Doing “his thing,” as Catalon said, meant Jefferson opening things up down the field and getting more involved in the run game.
After Rice scored to go up 17-7 early in the third quarter and a long kickoff return by LaDarrius Bishop, Jefferson took his first deep shot and Tyson Morris rewarded him by making a one-handed catch with a defender draped all over him.
Throw in a few runs - including a 5-yard touchdown to cap that drive - and the 6-foot-3, 245-pound quarterback looked much more comfortable running the offense in the second half.
“It’s just me getting into that groove and finding out how the defense is playing, and can they tackle or can they not,” Jefferson said. “Just loosening up the defense as well. Me running, it brings the defense down, brings the corners down and that way we can just run our offense — RPOs, throw over the top and be aggressive.”
On the ground, Jefferson finished with 89 yards and two touchdowns on nine carries. Those numbers would have looked even better had it not been for a questionable holding call on Ketron Jackson Jr. that turned a 68-yard touchdown run into just a 38-yard run.
“When I finally got free from the safety, I heard Trelon Smith saying, ‘Go, go, go!’” Jefferson said. “That was the main thing. I knew I had to kick it in gear a little bit and try to boost it up a little bit.”
Not only did it take seven points off the board and a third touchdown off his stat sheet, but it prevented him from cracking the 100-yard milestone. That’s something an Arkansas quarterback hadn’t done since Matt Jones was giving the SEC fits from 2001-04.

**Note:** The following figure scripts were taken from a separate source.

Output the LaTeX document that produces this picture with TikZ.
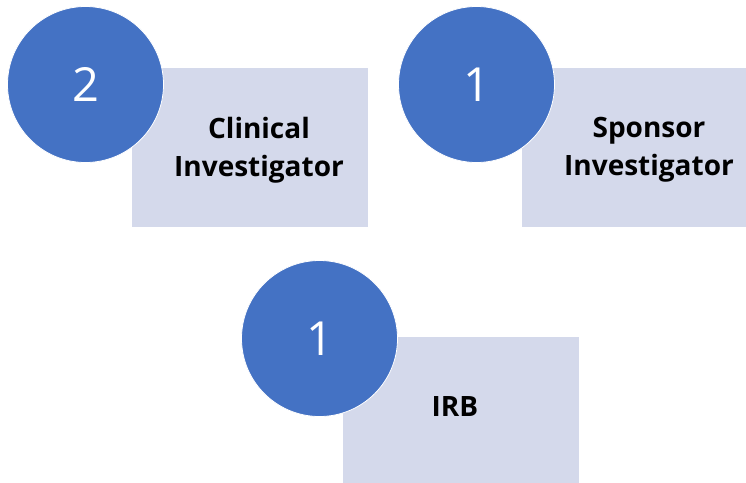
\documentclass[tikz,border=0pt]{standalone}
\usepackage{fontspec}
\setmainfont{Open Sans}
\definecolor{discblue}{HTML}{4472C4}
\definecolor{cardfill}{HTML}{D4D9EB}
\begin{document}
\begin{tikzpicture}[x=1pt,y=-1pt,
  card/.style={draw=none,fill=cardfill,rectangle,inner sep=0pt,anchor=north west},
  disc/.style={circle,fill=discblue,draw=white,line width=0.8pt,inner sep=0pt,
    minimum size=156pt,text=white,font=\fontsize{47}{50}\selectfont},
  role/.style={align=center,text=black,font=\fontsize{28}{38}\selectfont\bfseries}]
  \useasboundingbox (0,0) rectangle (746,482);
  % cards behind the numbered discs
  \node[card,minimum width=236pt,minimum height=159pt] (c1) at (132,68) {};
  \node[card,minimum width=236pt,minimum height=159pt] (c2) at (522,68) {};
  \node[card,minimum width=236pt,minimum height=159pt] (c3) at (343,337) {};
  % role names
  \node[role] (t1) at (259,150) {Clinical\\Investigator};
  \node[role] (t2) at (649,150) {Sponsor\\Investigator};
  \node[role] (t3) at (455,406) {IRB};
  % numbered discs
  \node[disc] (d1) at (85.5,84.5) {2};
  \node[disc] (d2) at (476.5,84.5) {1};
  \node[disc] (d3) at (319.5,338.5) {1};
\end{tikzpicture}
\end{document}
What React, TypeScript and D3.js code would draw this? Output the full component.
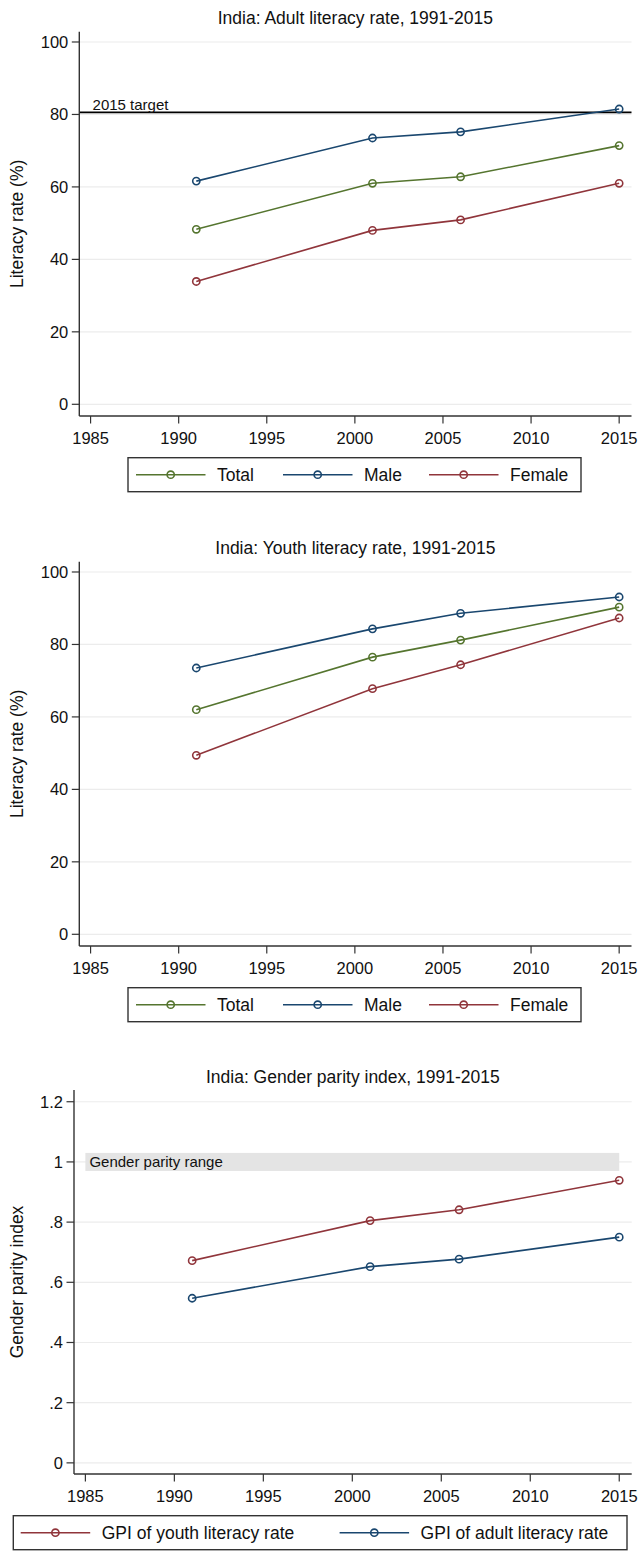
import React from 'react';
import * as d3 from 'd3';

// India literacy charts (three stacked Stata-style panels)
const years = [1991, 2001, 2006, 2015];

const adultTotal = [48.3, 61.0, 62.8, 71.4];
const adultMale = [61.6, 73.5, 75.2, 81.5];
const adultFemale = [33.9, 48.0, 50.9, 61.0];

const youthTotal = [62.0, 76.5, 81.2, 90.3];
const youthMale = [73.5, 84.3, 88.6, 93.1];
const youthFemale = [49.4, 67.8, 74.4, 87.3];

const gpiYouth = [0.672, 0.805, 0.841, 0.939];
const gpiAdult = [0.547, 0.652, 0.677, 0.75];

const xTicks = [1985, 1990, 1995, 2000, 2005, 2010, 2015];
const literacyTicks = [0, 20, 40, 60, 80, 100];
const gpiTicks = [0, 0.2, 0.4, 0.6, 0.8, 1, 1.2];
const gpiTickLabels = ['0', '.2', '.4', '.6', '.8', '1', '1.2'];

const adultTarget = 80.6;
const parityBand = [0.97, 1.03];

const GREEN = '#55752f';
const NAVY = '#1a476f';
const MAROON = '#90353b';
const FONT = '"Liberation Sans", Arial, sans-serif';

type Series = { name: string; values: number[]; color: string };

type PanelProps = {
  title: string;
  yTitle: string;
  left: number;
  right: number;
  top: number;
  bottom: number;
  yDomain: [number, number];
  yTicks: number[];
  yTickLabels: string[];
  series: Series[];
  legendOrder: Series[];
  legendBox: { x0: number; x1: number };
  legendItemX: number[];
  children?: (x: d3.ScaleLinear<number, number>, y: d3.ScaleLinear<number, number>) => React.ReactNode;
};

const Panel = ({
  title, yTitle, left, right, top, bottom, yDomain, yTicks, yTickLabels,
  series, legendOrder, legendBox, legendItemX, children,
}: PanelProps) => {
  const x = d3.scaleLinear().domain([1984.36, 2015.7]).range([left, right]);
  const y = d3.scaleLinear().domain(yDomain).range([bottom, top]);

  const line = d3.line<[number, number]>()
    .x((d) => x(d[0]))
    .y((d) => y(d[1]));

  const legendTop = bottom + 41.7;
  const legendH = 34;

  return (
    <g>
      {/* title */}
      <text x={(left + right) / 2} y={top - 7.5} textAnchor="middle" fontSize={17.5} fontFamily={FONT} fill="#111">
        {title}
      </text>

      {/* gridlines */}
      {yTicks.map((t) => (
        <line key={'g' + t} x1={left} x2={right} y1={y(t)} y2={y(t)} stroke="#ececec" strokeWidth={1.2} />
      ))}

      {children && children(x, y)}

      {/* series */}
      {series.map((s) => {
        const pts = years.map((yr, i) => [yr, s.values[i]] as [number, number]);
        return (
          <g key={s.name}>
            <path d={line(pts) || ''} fill="none" stroke={s.color} strokeWidth={1.6} />
            {pts.map((p, i) => (
              <circle key={i} cx={x(p[0])} cy={y(p[1])} r={3.6} fill="none" stroke={s.color} strokeWidth={1.6} />
            ))}
          </g>
        );
      })}

      {/* y axis */}
      <line x1={left} x2={left} y1={top} y2={bottom} stroke="#333" strokeWidth={1.4} />
      {yTicks.map((t, i) => (
        <g key={'y' + t}>
          <line x1={left - 7.5} x2={left} y1={y(t)} y2={y(t)} stroke="#333" strokeWidth={1.2} />
          <text x={left - 11} y={y(t)} dy="0.36em" textAnchor="end" fontSize={16.5} fontFamily={FONT} fill="#111">
            {yTickLabels[i]}
          </text>
        </g>
      ))}
      <text
        transform={`translate(23, ${(top + bottom) / 2}) rotate(-90)`}
        textAnchor="middle"
        fontSize={17.5}
        fontFamily={FONT}
        fill="#111"
      >
        {yTitle}
      </text>

      {/* x axis */}
      <line x1={left} x2={right} y1={bottom} y2={bottom} stroke="#333" strokeWidth={1.4} />
      {xTicks.map((t) => (
        <g key={'x' + t}>
          <line x1={x(t)} x2={x(t)} y1={bottom} y2={bottom + 7.5} stroke="#333" strokeWidth={1.2} />
          <text x={x(t)} y={bottom + 28} textAnchor="middle" fontSize={16.5} fontFamily={FONT} fill="#111">
            {t}
          </text>
        </g>
      ))}

      {/* legend */}
      <rect
        x={legendBox.x0}
        y={legendTop}
        width={legendBox.x1 - legendBox.x0}
        height={legendH}
        fill="#fff"
        stroke="#333"
        strokeWidth={1.4}
      />
      {legendOrder.map((s, i) => {
        const lx = legendItemX[i];
        const ly = legendTop + legendH / 2;
        return (
          <g key={'l' + s.name}>
            <line x1={lx} x2={lx + 69.5} y1={ly} y2={ly} stroke={s.color} strokeWidth={1.6} />
            <circle cx={lx + 34.7} cy={ly} r={3.6} fill="none" stroke={s.color} strokeWidth={1.6} />
            <text x={lx + 81} y={ly} dy="0.36em" fontSize={17.5} fontFamily={FONT} fill="#111">
              {s.name}
            </text>
          </g>
        );
      })}
    </g>
  );
};

const App = () => {
  const adultSeries: Series[] = [
    { name: 'Total', values: adultTotal, color: GREEN },
    { name: 'Male', values: adultMale, color: NAVY },
    { name: 'Female', values: adultFemale, color: MAROON },
  ];
  const youthSeries: Series[] = [
    { name: 'Total', values: youthTotal, color: GREEN },
    { name: 'Male', values: youthMale, color: NAVY },
    { name: 'Female', values: youthFemale, color: MAROON },
  ];
  const gpiSeries: Series[] = [
    { name: 'GPI of youth literacy rate', values: gpiYouth, color: MAROON },
    { name: 'GPI of adult literacy rate', values: gpiAdult, color: NAVY },
  ];
  const literacyLabels = literacyTicks.map(String);

  return (
    <svg
      width={642}
      height={1551}
      style={{ position: 'absolute', left: 0, top: 0, background: '#fff' }}
    >
      <rect width={642} height={1551} fill="#fff" />

      <Panel
        title="India: Adult literacy rate, 1991-2015"
        yTitle="Literacy rate (%)"
        left={79.3}
        right={631.5}
        top={31.7}
        bottom={416}
        yDomain={[-3.23, 102.84]}
        yTicks={literacyTicks}
        yTickLabels={literacyLabels}
        series={adultSeries}
        legendOrder={adultSeries}
        legendBox={{ x0: 128, x1: 581 }}
        legendItemX={[136, 283, 429]}
      >
        {(x, y) => (
          <g>
            <line x1={x.range()[0]} x2={x.range()[1]} y1={y(adultTarget)} y2={y(adultTarget)} stroke="#000" strokeWidth={1.8} />
            <text x={x(1985) + 2} y={y(adultTarget) - 2} fontSize={15} fontFamily={FONT} fill="#111">
              2015 target
            </text>
          </g>
        )}
      </Panel>

      <Panel
        title="India: Youth literacy rate, 1991-2015"
        yTitle="Literacy rate (%)"
        left={79.3}
        right={631.5}
        top={561.7}
        bottom={946}
        yDomain={[-3.23, 102.84]}
        yTicks={literacyTicks}
        yTickLabels={literacyLabels}
        series={youthSeries}
        legendOrder={youthSeries}
        legendBox={{ x0: 128, x1: 581 }}
        legendItemX={[136, 283, 429]}
      />

      <Panel
        title="India: Gender parity index, 1991-2015"
        yTitle="Gender parity index"
        left={74}
        right={631.7}
        top={1090}
        bottom={1474}
        yDomain={[-0.037, 1.239]}
        yTicks={gpiTicks}
        yTickLabels={gpiTickLabels}
        series={gpiSeries}
        legendOrder={gpiSeries}
        legendBox={{ x0: 13.3, x1: 627 }}
        legendItemX={[20.7, 339.6]}
      >
        {(x, y) => (
          <g>
            <rect
              x={x(1985)}
              y={y(parityBand[1])}
              width={x(2015) - x(1985)}
              height={y(parityBand[0]) - y(parityBand[1])}
              fill="#e4e4e4"
            />
            <text x={x(1985) + 4} y={y(1)} dy="0.36em" fontSize={15} fontFamily={FONT} fill="#111">
              Gender parity range
            </text>
          </g>
        )}
      </Panel>
    </svg>
  );
};

export default App;
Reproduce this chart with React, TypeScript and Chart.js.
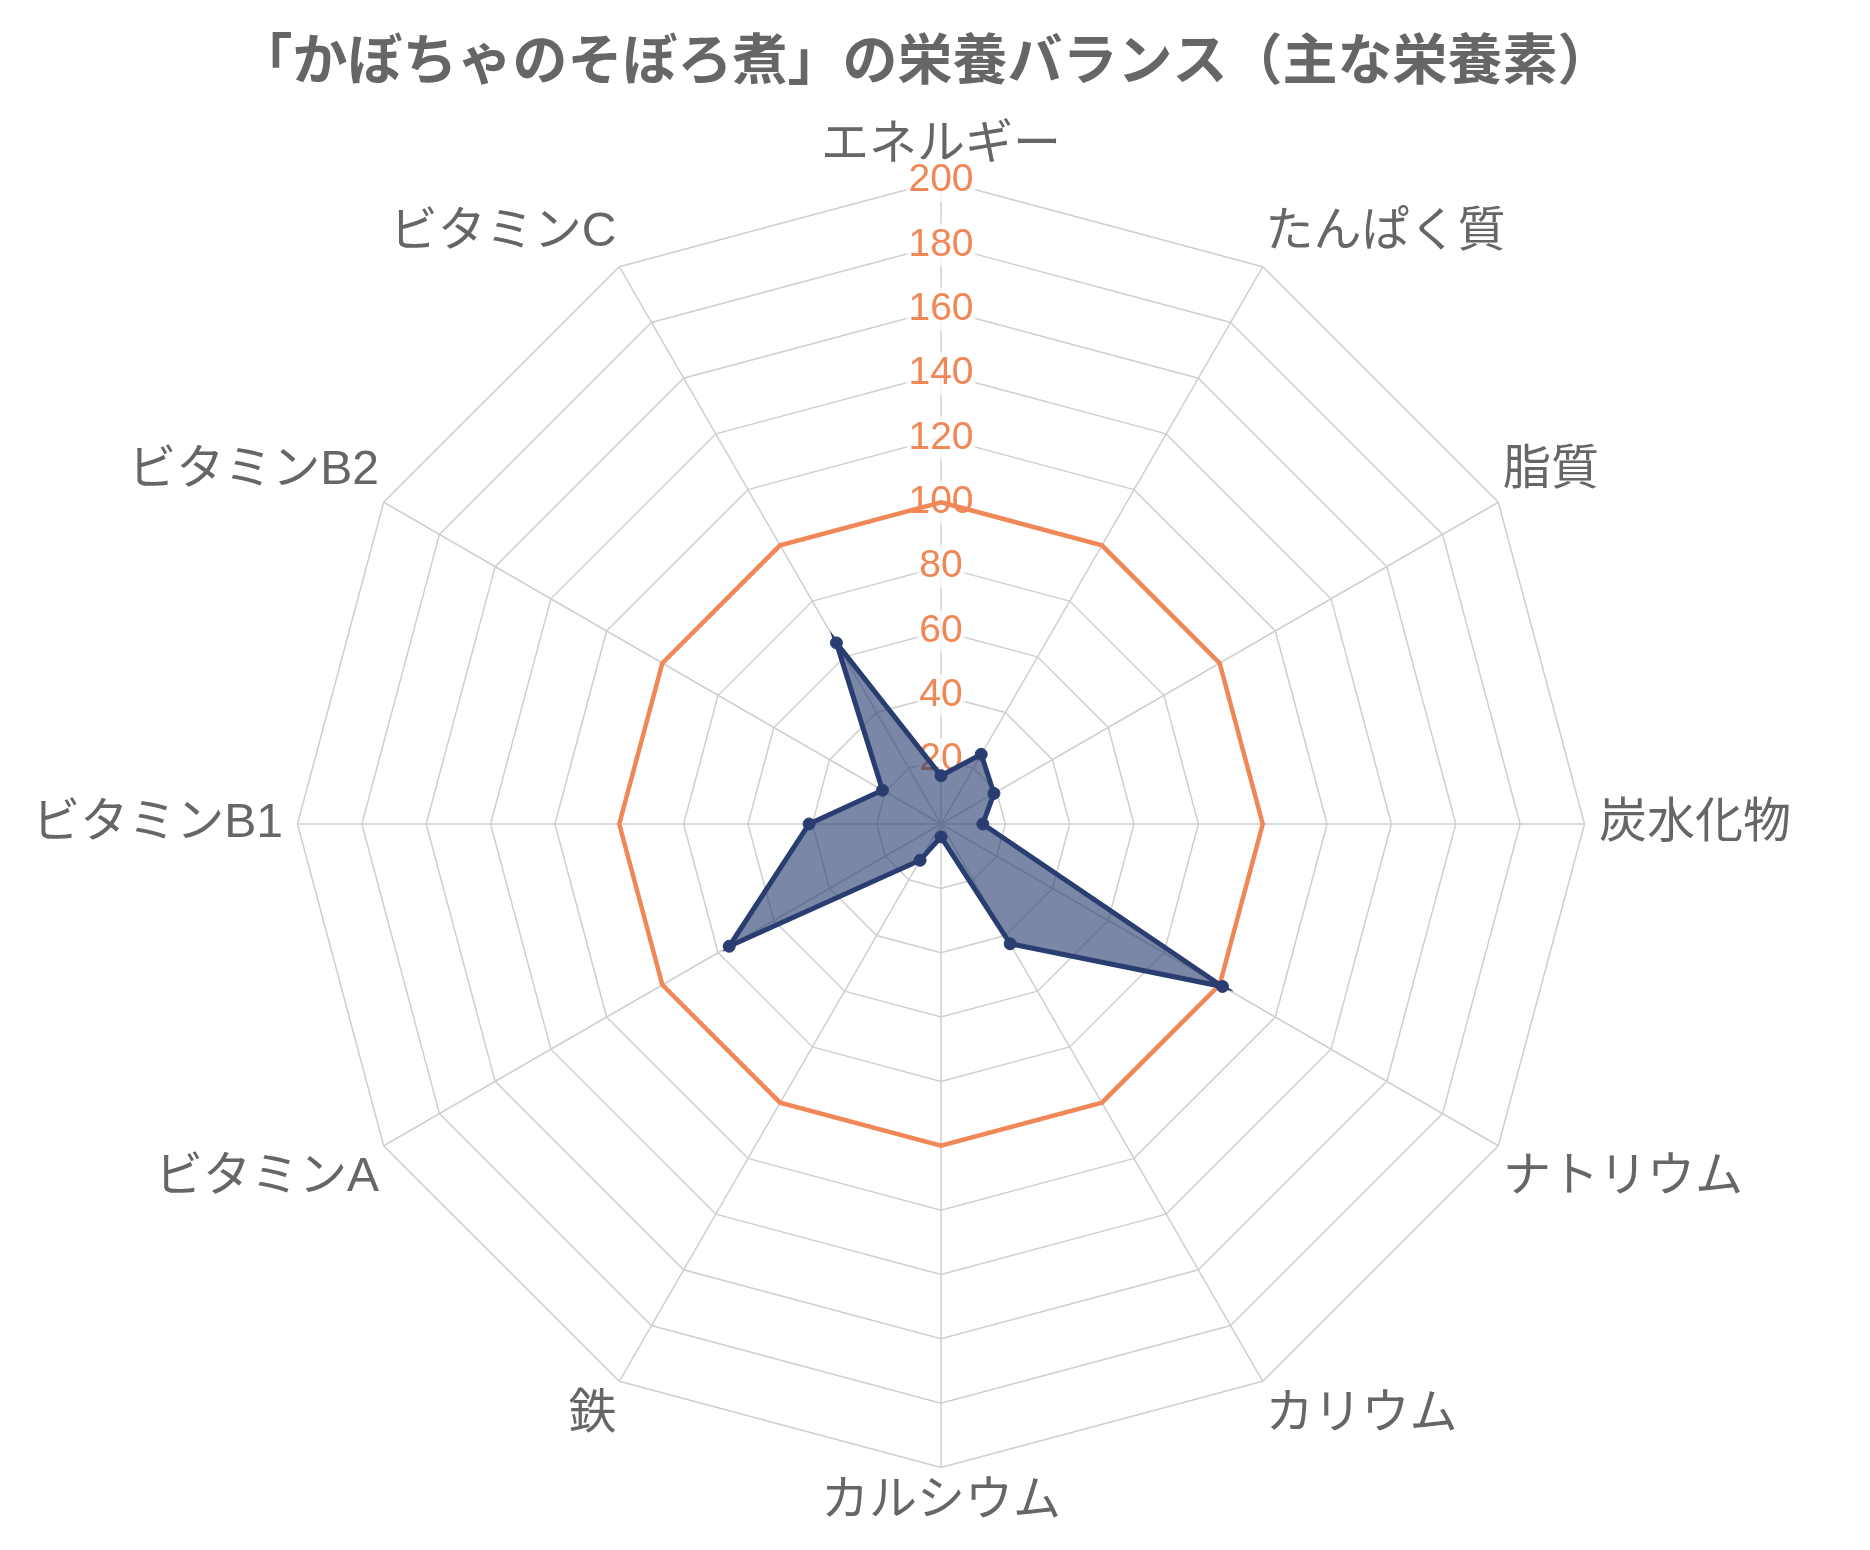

He did, however, manage to rip off the two longest runs by an Arkansas quarterback since Matt Jones’ 72-yard touchdown run against Ole Miss in 2004, with his 34-yard touchdown run in the first quarter and penalty-shortened 38-yard run in the fourth quarter.
“The big thing he did is he challenged the heck out of us every time he ran the ball,” Rice coach Mike Bloomgren said. “Like, he averaged 9.9 a carry and that is a large human over there.”
Jefferson was much better through the air after halftime, too. He completed 8 of 10 passes for 101 and a touchdown in the second half.
He told reporters that the team knew it’d hit some adversity early on with normal first-game mistakes, but said the team came together well. His mindset was to lead the offense and help them get into a rhythm.
“The main thing was just me settling down and playing ball, basically,” Jefferson said. “Just cool, calm and collected, maintaining my composure, making sure I pump confidence into the guys up front, letting them know it’s my fault. It’s not always their fault.”
The second-half performance might not calm the fanbase and silence the calls for backup quarterback Malik Hornsby, but it did reinforce his status on the team.
Not only did Catalon say “he’s the guy,” but Pittman said he gained a lot of confidence with how he finished the game, leading the offense to scores on five of the last six possessions of the game.
“It was a bad start…but we scored 31 in the second half and he's our quarterback,” Pittman said. “I'm proud of him. He’s gonna get better. He knows he's got to play better.”
Jefferson will have to get better in a hurry because Arkansas welcomes Texas to Fayetteville next week. The Longhorns were ranked No. 21 in the preseason AP Poll and opened the season with a 38-18 win over No. 23 Louisiana.
Kickoff is scheduled for 6 p.m. CT Saturday and the game will be televised on ESPN.